By R&D Editors | February 1, 2013

Graduate students James Colless and Alice Mahoney preparing a dilution refrigerator for experiments on quantum dots. Temperatures close to absolute zero are required to study the quantum behavior. Photo: University of SydneyWe’re now one step closer to quantum computing becoming a reality thanks to research led by a team of University of Sydney physicists, who have found a new way to detect changes in charges smaller than one electron.

The research is published in Physical Review Letters.

“Our new method for detecting charge in quantum systems is exciting and has implications for a range of nanotechnologies,” says Associate Professor David Reilly, from the ARC Centre for Engineered Quantum Systems in the School of Physics at the University of Sydney.

“We’ve been successful in finding a new, more convenient way to detect changes in charge of a single electron on quantum dots. Quantum dots are nanoscale systems that can confine or trap single electrons,” explains Reilly.

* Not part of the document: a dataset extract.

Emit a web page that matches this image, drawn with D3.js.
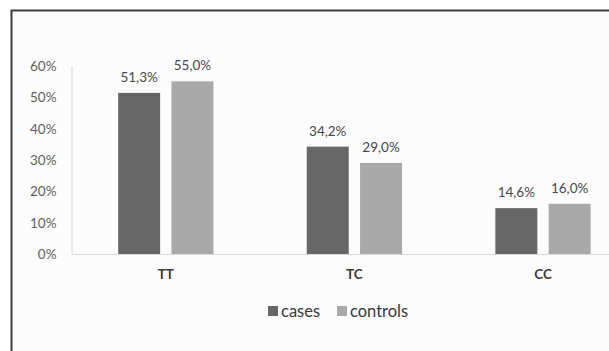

“Electrons confined to quantum dots are very nice systems for storing and manipulating quantum information, where data is encoded in the quantum mechanical aspects of the electron. Our goal is to scale-up a large number of quantum dots to ultimately create a machine to process quantum information—a quantum computer.”

Ever since Nobel Prize winner Richard Feynman highlighted the potential of quantum computing in the 1980s, scientists have been attempting to build quantum computers capable of solving some of the largest and most complex problems, with much greater efficiency than conventional computers.

“We’ve focused on quantum dots as their properties can be tuned in the laboratory—we can control their energy spectrum by turning a knob in the lab.”

“Being able to detect single electron charges on the quantum dots is absolutely essential, as it’s the way information is retrieved from such quantum mechanical systems. We call it ‘read-out’ and it’s analogous to reading information from the memory or a hard drive in a regular classical computer,” says Reilly.

“Without the ability to read-out quantum information, we have no way of getting the answer to a computation.”

The team, including School of Physics PhD students James Colless, Alice Mahoney, and John Hornibrook, and Associate Professor Andrew Doherty and Associate Professor David Reilly, with two scientists from the University of California, Santa Barbara, have found a new way of detecting charge on the quantum dots using the gate electrodes already in the system.

“Previously, sensitive electrometers which measure minute charges were used to read-out the electron state on quantum dots. These work well, but they are somewhat separate devices built onto the ends of the quantum dot system. They are a bit like having microphones nearby that can pick up the sound of electrons,” explains Reilly.

“What we have shown is that the gates or electrodes that are already in place to create the quantum dot in the first place, can also act as read-out detectors. This means you don’t need separate devices and you don’t need to worry about how to place those separate electrometer devices.”

“Whereas the old system was like having microphones nearby to detect sound, our new system could be likened to using the walls of a room as in-built microphones—you don’t need separate microphones for every room of the house, just use the walls as microphones,” says Reilly.

“Our new method makes the whole quantum system easier to build and use, as adding nanoscale electrometers for every quantum dot in a million-dot-array is a hard problem. By using the electrodes already in the system, we’ve found an efficient new way to measure charge in the big quantum systems of the future.”

The new method of detection allows for read-out in large dot arrays with no limitation on the size of the array for the read-out method to work.